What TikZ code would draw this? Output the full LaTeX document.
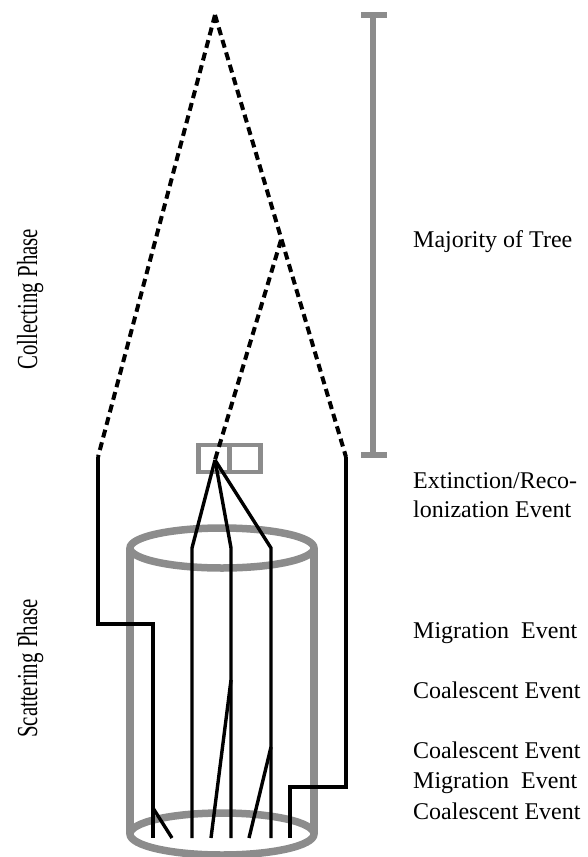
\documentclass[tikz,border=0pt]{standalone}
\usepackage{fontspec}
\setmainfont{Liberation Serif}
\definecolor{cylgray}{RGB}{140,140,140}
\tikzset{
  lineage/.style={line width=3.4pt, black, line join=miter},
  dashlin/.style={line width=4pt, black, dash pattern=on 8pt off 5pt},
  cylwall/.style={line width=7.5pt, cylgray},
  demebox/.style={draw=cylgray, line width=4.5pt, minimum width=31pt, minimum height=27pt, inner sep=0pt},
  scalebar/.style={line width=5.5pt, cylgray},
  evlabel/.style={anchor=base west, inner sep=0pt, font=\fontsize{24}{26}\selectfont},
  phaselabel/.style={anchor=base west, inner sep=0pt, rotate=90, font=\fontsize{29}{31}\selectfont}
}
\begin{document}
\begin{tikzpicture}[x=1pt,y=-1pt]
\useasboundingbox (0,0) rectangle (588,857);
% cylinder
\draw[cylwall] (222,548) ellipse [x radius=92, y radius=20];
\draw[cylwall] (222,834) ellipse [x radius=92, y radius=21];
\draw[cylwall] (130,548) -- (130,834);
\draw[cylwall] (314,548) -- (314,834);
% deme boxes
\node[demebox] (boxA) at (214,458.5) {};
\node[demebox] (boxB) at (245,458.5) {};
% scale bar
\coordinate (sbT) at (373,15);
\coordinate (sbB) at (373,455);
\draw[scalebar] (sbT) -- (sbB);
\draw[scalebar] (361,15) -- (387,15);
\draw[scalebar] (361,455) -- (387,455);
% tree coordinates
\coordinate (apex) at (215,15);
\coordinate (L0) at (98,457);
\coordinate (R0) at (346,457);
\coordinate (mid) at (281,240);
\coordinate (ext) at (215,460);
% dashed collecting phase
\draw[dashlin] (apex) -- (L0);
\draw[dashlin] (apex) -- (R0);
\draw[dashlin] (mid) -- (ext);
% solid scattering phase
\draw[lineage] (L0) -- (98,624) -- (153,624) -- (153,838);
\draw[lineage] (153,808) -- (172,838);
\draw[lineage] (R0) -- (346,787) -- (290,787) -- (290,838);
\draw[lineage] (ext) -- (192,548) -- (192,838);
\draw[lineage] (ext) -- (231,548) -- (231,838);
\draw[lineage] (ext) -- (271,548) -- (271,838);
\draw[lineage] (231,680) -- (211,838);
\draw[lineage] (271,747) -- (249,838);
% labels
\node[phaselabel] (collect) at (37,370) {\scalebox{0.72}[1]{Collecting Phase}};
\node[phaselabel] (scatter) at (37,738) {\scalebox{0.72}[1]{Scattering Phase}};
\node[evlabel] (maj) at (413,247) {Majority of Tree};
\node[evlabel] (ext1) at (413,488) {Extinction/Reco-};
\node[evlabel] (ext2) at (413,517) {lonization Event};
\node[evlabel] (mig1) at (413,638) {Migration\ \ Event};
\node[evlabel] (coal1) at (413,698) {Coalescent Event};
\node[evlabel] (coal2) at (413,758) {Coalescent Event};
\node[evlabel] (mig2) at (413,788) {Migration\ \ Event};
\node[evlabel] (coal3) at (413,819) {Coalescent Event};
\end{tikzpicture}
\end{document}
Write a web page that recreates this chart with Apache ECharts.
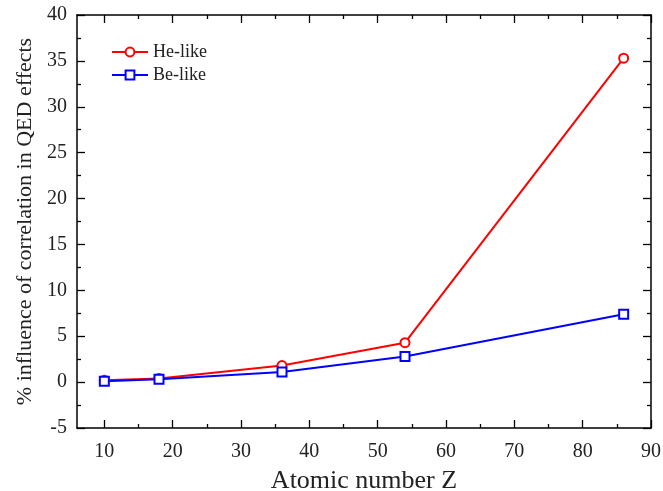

**DO THIS:** Skipping the pictures, transcribe each line above exactly as it appears.

**RESPONSE FOR THIS EXERCISE:**
What TikZ code would draw this? Output the full LaTeX document.
\documentclass[tikz,border=0pt]{standalone}
\usepackage{fontspec}
\setmainfont{Liberation Serif}
\definecolor{cylgray}{RGB}{140,140,140}
\tikzset{
  lineage/.style={line width=3.4pt, black, line join=miter},
  dashlin/.style={line width=4pt, black, dash pattern=on 8pt off 5pt},
  cylwall/.style={line width=7.5pt, cylgray},
  demebox/.style={draw=cylgray, line width=4.5pt, minimum width=31pt, minimum height=27pt, inner sep=0pt},
  scalebar/.style={line width=5.5pt, cylgray},
  evlabel/.style={anchor=base west, inner sep=0pt, font=\fontsize{24}{26}\selectfont},
  phaselabel/.style={anchor=base west, inner sep=0pt, rotate=90, font=\fontsize{29}{31}\selectfont}
}
\begin{document}
\begin{tikzpicture}[x=1pt,y=-1pt]
\useasboundingbox (0,0) rectangle (588,857);
% cylinder
\draw[cylwall] (222,548) ellipse [x radius=92, y radius=20];
\draw[cylwall] (222,834) ellipse [x radius=92, y radius=21];
\draw[cylwall] (130,548) -- (130,834);
\draw[cylwall] (314,548) -- (314,834);
% deme boxes
\node[demebox] (boxA) at (214,458.5) {};
\node[demebox] (boxB) at (245,458.5) {};
% scale bar
\coordinate (sbT) at (373,15);
\coordinate (sbB) at (373,455);
\draw[scalebar] (sbT) -- (sbB);
\draw[scalebar] (361,15) -- (387,15);
\draw[scalebar] (361,455) -- (387,455);
% tree coordinates
\coordinate (apex) at (215,15);
\coordinate (L0) at (98,457);
\coordinate (R0) at (346,457);
\coordinate (mid) at (281,240);
\coordinate (ext) at (215,460);
% dashed collecting phase
\draw[dashlin] (apex) -- (L0);
\draw[dashlin] (apex) -- (R0);
\draw[dashlin] (mid) -- (ext);
% solid scattering phase
\draw[lineage] (L0) -- (98,624) -- (153,624) -- (153,838);
\draw[lineage] (153,808) -- (172,838);
\draw[lineage] (R0) -- (346,787) -- (290,787) -- (290,838);
\draw[lineage] (ext) -- (192,548) -- (192,838);
\draw[lineage] (ext) -- (231,548) -- (231,838);
\draw[lineage] (ext) -- (271,548) -- (271,838);
\draw[lineage] (231,680) -- (211,838);
\draw[lineage] (271,747) -- (249,838);
% labels
\node[phaselabel] (collect) at (37,370) {\scalebox{0.72}[1]{Collecting Phase}};
\node[phaselabel] (scatter) at (37,738) {\scalebox{0.72}[1]{Scattering Phase}};
\node[evlabel] (maj) at (413,247) {Majority of Tree};
\node[evlabel] (ext1) at (413,488) {Extinction/Reco-};
\node[evlabel] (ext2) at (413,517) {lonization Event};
\node[evlabel] (mig1) at (413,638) {Migration\ \ Event};
\node[evlabel] (coal1) at (413,698) {Coalescent Event};
\node[evlabel] (coal2) at (413,758) {Coalescent Event};
\node[evlabel] (mig2) at (413,788) {Migration\ \ Event};
\node[evlabel] (coal3) at (413,819) {Coalescent Event};
\end{tikzpicture}
\end{document}
Write a web page that recreates this chart with Apache ECharts.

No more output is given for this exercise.